## Task brief
Please reproduce the lines of the records below from the one holding "Recreate this image" through the one holding "[7.779,0.008],[7.783,0.002],[7.785,-0.002],[7.782,0.059]];", inclusive, skipping all pictures.

[Rows from a dataset of charts and code]
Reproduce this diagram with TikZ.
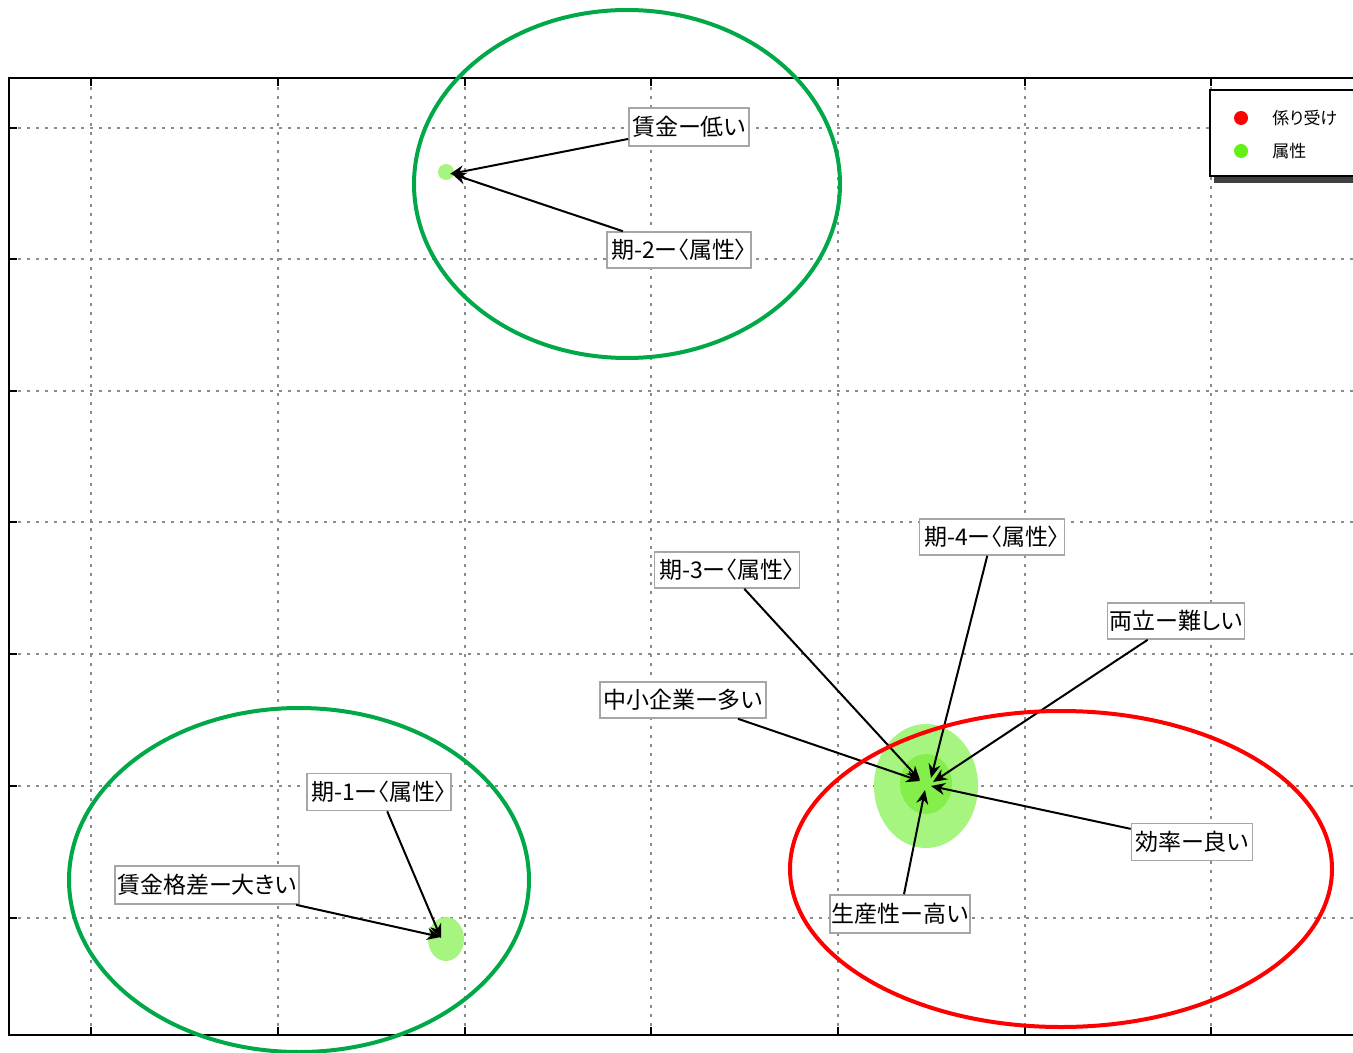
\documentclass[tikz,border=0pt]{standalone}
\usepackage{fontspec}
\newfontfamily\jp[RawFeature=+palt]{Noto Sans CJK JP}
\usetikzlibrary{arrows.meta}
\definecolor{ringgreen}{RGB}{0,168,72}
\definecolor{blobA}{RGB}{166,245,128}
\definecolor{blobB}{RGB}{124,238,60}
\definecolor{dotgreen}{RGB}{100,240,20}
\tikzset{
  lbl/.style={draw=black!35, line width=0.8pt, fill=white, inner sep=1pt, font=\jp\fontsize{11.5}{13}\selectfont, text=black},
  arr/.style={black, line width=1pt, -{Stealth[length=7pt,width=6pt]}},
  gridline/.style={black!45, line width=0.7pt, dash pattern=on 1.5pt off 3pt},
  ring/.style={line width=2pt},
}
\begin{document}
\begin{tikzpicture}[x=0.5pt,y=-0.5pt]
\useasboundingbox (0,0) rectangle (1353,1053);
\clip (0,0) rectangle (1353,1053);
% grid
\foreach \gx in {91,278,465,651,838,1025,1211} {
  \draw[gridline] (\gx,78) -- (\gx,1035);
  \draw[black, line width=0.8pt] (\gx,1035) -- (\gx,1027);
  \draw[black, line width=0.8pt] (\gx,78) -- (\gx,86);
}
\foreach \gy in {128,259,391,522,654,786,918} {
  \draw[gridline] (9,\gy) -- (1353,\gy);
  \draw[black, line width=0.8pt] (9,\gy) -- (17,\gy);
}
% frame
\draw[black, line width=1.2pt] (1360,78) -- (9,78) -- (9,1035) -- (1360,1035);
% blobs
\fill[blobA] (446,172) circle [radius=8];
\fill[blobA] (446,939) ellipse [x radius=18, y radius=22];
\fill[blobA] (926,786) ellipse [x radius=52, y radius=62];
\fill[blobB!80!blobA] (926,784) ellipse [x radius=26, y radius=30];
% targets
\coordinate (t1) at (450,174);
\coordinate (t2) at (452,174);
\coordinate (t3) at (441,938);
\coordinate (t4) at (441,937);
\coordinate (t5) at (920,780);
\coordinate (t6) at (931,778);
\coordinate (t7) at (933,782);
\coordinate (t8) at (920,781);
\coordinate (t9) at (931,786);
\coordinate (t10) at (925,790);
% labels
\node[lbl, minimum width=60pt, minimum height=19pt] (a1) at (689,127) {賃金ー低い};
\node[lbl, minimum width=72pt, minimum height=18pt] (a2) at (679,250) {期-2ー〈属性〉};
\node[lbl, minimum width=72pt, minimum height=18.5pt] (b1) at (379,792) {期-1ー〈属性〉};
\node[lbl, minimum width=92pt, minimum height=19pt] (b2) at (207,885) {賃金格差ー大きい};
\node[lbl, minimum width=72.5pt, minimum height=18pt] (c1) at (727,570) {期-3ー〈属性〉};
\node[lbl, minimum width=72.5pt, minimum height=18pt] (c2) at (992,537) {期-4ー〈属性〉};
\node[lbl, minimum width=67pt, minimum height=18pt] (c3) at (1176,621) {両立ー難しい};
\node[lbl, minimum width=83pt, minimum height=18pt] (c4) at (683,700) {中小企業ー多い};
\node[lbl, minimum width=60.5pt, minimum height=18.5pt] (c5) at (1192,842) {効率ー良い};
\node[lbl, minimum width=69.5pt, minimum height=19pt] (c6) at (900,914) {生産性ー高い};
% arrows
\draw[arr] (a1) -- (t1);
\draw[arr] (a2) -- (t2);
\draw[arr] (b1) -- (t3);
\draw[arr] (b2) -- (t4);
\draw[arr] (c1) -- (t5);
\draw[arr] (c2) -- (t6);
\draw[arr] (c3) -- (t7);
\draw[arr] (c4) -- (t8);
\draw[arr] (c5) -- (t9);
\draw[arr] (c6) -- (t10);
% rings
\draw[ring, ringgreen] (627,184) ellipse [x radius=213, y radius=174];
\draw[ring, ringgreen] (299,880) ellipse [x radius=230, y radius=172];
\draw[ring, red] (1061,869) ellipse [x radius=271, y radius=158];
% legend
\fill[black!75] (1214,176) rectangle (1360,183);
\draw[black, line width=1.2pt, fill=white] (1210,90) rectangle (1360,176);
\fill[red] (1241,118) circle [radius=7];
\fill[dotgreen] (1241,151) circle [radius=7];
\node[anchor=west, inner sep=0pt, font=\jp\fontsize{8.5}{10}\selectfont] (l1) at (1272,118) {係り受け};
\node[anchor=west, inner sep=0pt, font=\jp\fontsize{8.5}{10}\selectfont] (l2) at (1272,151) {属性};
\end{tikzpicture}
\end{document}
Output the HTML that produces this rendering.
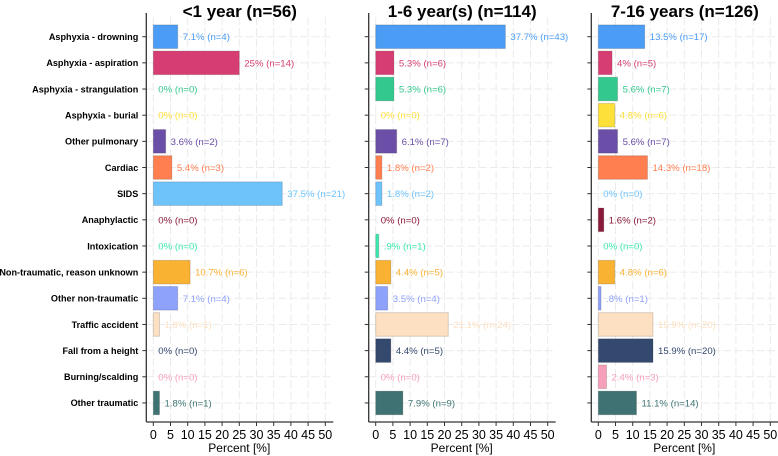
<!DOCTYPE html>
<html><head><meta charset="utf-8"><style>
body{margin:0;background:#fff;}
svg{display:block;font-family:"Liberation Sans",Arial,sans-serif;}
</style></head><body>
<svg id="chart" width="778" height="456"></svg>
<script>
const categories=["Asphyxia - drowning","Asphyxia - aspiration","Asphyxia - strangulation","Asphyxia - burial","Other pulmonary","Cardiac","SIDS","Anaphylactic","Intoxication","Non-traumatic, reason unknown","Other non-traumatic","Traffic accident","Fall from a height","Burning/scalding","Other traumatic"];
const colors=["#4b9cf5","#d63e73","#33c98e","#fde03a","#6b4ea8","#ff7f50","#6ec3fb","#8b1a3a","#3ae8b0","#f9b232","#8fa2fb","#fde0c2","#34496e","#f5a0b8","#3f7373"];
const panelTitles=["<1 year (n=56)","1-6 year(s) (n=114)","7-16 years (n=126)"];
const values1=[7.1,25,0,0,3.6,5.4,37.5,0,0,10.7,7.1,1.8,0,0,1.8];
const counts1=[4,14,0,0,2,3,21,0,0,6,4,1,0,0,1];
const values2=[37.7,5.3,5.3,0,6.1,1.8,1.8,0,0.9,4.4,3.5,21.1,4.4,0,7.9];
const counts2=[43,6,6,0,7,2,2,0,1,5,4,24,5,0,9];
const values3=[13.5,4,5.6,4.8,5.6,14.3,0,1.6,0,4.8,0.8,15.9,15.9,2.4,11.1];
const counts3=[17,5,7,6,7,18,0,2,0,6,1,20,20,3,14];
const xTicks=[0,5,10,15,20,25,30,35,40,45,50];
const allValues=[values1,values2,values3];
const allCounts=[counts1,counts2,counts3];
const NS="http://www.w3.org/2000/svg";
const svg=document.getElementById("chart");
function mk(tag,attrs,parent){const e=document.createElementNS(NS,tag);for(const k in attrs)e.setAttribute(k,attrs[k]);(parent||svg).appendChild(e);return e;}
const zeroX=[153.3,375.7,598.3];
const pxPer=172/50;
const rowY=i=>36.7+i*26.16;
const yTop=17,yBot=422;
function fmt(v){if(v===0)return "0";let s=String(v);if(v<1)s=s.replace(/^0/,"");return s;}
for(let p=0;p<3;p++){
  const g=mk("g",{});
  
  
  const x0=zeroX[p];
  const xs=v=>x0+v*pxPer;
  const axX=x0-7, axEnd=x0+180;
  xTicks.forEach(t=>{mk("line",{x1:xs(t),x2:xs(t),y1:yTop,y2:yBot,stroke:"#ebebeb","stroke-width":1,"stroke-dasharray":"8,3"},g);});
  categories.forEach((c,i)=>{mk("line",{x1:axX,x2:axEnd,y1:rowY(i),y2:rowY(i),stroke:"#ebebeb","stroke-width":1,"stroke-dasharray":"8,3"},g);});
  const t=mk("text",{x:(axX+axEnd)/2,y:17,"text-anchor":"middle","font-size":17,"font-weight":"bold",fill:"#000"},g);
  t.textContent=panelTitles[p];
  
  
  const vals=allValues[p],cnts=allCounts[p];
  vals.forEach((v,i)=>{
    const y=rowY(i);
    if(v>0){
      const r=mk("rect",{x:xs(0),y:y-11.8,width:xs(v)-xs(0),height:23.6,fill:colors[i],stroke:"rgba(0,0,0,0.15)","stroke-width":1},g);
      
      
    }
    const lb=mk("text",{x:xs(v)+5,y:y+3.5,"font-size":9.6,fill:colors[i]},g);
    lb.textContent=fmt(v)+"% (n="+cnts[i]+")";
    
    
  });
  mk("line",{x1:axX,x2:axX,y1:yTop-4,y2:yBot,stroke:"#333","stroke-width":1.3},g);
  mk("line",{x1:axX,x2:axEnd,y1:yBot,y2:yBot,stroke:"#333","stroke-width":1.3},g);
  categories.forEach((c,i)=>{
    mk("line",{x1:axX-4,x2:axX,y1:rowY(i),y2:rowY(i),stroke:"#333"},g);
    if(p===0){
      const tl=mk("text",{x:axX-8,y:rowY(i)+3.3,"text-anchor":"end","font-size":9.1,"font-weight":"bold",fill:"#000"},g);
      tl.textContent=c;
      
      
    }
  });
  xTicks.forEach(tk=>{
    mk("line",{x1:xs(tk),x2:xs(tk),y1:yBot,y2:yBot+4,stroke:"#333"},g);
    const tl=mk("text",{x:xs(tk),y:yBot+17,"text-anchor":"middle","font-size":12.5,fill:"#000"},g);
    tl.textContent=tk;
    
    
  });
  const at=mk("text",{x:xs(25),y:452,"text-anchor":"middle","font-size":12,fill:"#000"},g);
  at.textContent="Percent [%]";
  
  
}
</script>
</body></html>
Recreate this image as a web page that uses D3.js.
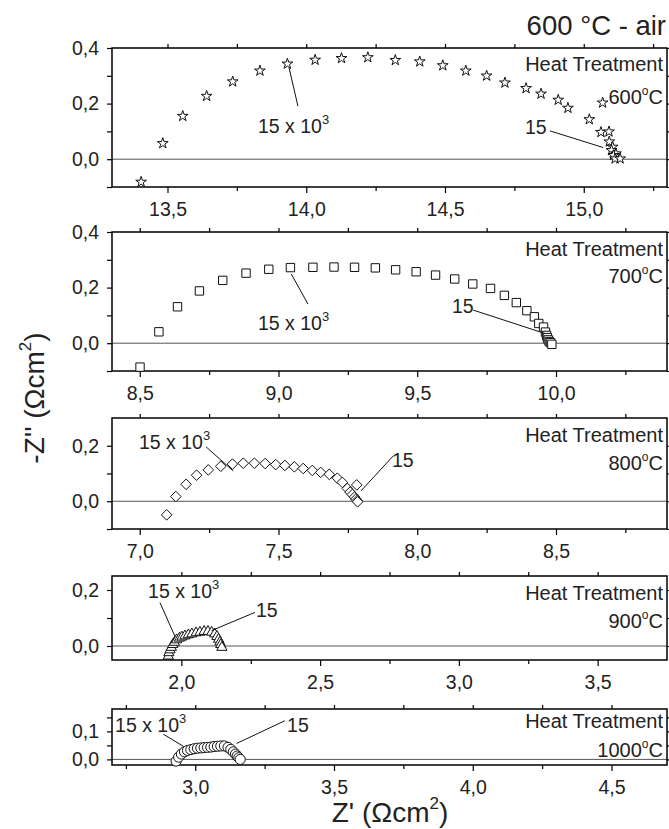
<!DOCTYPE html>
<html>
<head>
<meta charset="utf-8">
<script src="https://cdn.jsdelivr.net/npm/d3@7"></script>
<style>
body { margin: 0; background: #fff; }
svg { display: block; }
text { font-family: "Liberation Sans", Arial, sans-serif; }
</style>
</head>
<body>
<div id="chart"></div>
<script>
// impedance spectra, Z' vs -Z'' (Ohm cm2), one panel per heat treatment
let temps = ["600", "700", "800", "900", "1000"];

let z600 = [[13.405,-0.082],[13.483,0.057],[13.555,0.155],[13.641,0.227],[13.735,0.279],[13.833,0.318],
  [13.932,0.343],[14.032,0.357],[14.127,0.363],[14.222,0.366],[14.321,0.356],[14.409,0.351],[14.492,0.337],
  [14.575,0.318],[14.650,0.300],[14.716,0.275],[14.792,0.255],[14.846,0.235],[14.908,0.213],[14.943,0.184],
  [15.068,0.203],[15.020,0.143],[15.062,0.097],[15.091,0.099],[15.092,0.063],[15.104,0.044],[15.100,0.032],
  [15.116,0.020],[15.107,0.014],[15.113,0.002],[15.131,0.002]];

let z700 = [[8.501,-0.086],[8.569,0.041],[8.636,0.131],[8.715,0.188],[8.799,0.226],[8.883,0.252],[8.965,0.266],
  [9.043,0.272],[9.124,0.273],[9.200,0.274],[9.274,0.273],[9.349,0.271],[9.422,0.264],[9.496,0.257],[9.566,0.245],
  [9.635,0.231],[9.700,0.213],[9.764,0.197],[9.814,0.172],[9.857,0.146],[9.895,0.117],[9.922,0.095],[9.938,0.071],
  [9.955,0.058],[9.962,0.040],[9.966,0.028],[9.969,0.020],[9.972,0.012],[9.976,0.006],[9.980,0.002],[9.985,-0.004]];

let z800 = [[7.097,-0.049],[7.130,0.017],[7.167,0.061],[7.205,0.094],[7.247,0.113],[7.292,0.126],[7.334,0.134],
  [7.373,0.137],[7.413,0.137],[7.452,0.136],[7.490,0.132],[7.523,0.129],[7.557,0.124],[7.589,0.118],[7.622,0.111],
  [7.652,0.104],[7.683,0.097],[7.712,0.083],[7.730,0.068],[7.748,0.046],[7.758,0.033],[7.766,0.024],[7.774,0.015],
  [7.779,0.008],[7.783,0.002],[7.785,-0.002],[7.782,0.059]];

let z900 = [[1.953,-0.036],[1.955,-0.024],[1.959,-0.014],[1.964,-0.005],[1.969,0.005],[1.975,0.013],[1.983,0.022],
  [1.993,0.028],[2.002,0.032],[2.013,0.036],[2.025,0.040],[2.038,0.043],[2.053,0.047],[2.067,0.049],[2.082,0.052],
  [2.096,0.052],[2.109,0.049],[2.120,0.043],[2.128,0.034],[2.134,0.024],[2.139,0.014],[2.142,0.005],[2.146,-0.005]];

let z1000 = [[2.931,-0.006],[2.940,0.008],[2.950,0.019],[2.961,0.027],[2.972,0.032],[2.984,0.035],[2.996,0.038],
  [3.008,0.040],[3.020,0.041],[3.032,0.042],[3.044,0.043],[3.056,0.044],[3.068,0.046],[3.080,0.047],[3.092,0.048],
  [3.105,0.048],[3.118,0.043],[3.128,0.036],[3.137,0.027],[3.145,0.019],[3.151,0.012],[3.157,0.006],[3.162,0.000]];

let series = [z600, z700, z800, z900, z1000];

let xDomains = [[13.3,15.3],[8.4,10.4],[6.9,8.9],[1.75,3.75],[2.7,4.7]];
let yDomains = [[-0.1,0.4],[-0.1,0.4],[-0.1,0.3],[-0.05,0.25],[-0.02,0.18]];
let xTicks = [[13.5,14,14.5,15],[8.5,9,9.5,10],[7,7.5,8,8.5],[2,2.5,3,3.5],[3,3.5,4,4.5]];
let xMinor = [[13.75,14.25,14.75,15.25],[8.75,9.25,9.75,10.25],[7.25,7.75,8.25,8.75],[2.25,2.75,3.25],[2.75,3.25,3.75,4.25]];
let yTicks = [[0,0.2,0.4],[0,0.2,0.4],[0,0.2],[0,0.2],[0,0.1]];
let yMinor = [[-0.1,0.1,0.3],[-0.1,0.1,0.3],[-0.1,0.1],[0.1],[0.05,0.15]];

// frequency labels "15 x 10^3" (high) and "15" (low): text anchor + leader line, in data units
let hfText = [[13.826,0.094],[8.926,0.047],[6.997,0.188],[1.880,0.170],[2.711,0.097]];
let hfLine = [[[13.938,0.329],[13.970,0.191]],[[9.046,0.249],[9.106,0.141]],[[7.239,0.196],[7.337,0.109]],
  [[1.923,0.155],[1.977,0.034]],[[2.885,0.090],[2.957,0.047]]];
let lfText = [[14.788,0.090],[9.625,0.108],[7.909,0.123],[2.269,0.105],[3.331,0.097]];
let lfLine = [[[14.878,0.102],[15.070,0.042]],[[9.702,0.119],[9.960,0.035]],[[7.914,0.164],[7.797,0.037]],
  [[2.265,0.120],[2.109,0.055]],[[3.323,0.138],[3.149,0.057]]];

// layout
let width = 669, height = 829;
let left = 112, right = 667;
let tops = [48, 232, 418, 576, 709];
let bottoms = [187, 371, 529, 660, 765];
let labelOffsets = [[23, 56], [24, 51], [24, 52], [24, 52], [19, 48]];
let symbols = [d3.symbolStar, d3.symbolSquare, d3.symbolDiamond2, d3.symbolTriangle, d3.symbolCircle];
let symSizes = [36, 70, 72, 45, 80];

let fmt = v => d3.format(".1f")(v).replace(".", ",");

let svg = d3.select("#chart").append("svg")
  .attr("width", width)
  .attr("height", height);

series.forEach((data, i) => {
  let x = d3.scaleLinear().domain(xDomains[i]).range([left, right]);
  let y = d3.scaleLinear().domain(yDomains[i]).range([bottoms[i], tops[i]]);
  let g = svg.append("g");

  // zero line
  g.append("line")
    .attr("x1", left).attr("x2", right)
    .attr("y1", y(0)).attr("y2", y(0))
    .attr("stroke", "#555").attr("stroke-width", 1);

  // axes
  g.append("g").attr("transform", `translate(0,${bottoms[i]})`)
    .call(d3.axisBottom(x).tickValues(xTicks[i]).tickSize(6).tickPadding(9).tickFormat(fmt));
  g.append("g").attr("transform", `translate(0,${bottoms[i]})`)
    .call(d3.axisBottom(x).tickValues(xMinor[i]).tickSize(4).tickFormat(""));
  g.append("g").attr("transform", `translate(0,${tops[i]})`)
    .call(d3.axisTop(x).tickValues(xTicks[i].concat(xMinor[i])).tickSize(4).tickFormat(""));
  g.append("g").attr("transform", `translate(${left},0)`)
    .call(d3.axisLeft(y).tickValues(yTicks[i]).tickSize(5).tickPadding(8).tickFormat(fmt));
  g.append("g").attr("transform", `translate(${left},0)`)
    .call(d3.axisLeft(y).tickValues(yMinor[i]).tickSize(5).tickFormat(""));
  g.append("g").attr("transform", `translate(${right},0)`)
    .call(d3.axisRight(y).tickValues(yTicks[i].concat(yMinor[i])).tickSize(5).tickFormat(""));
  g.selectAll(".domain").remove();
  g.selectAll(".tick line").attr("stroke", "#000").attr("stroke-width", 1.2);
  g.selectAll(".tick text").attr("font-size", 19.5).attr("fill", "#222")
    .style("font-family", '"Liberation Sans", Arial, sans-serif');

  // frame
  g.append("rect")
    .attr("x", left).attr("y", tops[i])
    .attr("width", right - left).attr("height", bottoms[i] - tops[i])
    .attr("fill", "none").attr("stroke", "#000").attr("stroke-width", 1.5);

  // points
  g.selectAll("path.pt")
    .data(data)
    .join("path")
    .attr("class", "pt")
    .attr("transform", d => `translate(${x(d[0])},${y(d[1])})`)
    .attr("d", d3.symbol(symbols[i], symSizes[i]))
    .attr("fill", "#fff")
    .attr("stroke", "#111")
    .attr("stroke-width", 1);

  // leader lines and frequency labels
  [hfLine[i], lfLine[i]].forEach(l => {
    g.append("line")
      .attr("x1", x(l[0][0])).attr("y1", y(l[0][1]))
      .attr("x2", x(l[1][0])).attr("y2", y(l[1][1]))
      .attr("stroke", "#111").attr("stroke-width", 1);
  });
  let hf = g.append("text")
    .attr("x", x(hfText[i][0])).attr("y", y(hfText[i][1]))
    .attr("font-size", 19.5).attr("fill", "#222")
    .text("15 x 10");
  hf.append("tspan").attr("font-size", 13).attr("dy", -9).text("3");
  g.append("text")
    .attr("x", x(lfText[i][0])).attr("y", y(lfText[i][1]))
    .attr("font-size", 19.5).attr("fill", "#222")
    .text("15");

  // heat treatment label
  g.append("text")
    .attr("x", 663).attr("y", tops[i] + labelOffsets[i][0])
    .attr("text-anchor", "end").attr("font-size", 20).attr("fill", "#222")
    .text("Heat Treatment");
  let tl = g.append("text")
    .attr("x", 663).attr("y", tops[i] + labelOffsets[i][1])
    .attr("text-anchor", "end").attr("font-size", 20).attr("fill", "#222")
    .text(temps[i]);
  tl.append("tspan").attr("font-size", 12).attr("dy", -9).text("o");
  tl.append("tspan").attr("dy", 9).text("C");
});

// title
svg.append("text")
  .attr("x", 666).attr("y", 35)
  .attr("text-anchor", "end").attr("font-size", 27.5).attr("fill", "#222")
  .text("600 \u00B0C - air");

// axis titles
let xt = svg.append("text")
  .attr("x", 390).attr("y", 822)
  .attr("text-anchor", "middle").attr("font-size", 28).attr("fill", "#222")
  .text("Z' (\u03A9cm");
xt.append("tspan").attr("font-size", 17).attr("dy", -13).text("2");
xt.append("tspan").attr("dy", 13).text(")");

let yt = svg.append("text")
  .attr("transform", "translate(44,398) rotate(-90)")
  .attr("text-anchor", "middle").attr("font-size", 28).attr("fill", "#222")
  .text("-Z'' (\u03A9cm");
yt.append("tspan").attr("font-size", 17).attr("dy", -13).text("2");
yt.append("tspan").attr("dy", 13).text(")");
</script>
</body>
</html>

## Correct response
Recreate this image as a web page that uses D3.js.
<!DOCTYPE html>
<html>
<head>
<meta charset="utf-8">
<script src="https://cdn.jsdelivr.net/npm/d3@7"></script>
<style>
body { margin: 0; background: #fff; }
svg { display: block; }
text { font-family: "Liberation Sans", Arial, sans-serif; }
</style>
</head>
<body>
<div id="chart"></div>
<script>
// impedance spectra, Z' vs -Z'' (Ohm cm2), one panel per heat treatment
let temps = ["600", "700", "800", "900", "1000"];

let z600 = [[13.405,-0.082],[13.483,0.057],[13.555,0.155],[13.641,0.227],[13.735,0.279],[13.833,0.318],
  [13.932,0.343],[14.032,0.357],[14.127,0.363],[14.222,0.366],[14.321,0.356],[14.409,0.351],[14.492,0.337],
  [14.575,0.318],[14.650,0.300],[14.716,0.275],[14.792,0.255],[14.846,0.235],[14.908,0.213],[14.943,0.184],
  [15.068,0.203],[15.020,0.143],[15.062,0.097],[15.091,0.099],[15.092,0.063],[15.104,0.044],[15.100,0.032],
  [15.116,0.020],[15.107,0.014],[15.113,0.002],[15.131,0.002]];

let z700 = [[8.501,-0.086],[8.569,0.041],[8.636,0.131],[8.715,0.188],[8.799,0.226],[8.883,0.252],[8.965,0.266],
  [9.043,0.272],[9.124,0.273],[9.200,0.274],[9.274,0.273],[9.349,0.271],[9.422,0.264],[9.496,0.257],[9.566,0.245],
  [9.635,0.231],[9.700,0.213],[9.764,0.197],[9.814,0.172],[9.857,0.146],[9.895,0.117],[9.922,0.095],[9.938,0.071],
  [9.955,0.058],[9.962,0.040],[9.966,0.028],[9.969,0.020],[9.972,0.012],[9.976,0.006],[9.980,0.002],[9.985,-0.004]];

let z800 = [[7.097,-0.049],[7.130,0.017],[7.167,0.061],[7.205,0.094],[7.247,0.113],[7.292,0.126],[7.334,0.134],
  [7.373,0.137],[7.413,0.137],[7.452,0.136],[7.490,0.132],[7.523,0.129],[7.557,0.124],[7.589,0.118],[7.622,0.111],
  [7.652,0.104],[7.683,0.097],[7.712,0.083],[7.730,0.068],[7.748,0.046],[7.758,0.033],[7.766,0.024],[7.774,0.015],
  [7.779,0.008],[7.783,0.002],[7.785,-0.002],[7.782,0.059]];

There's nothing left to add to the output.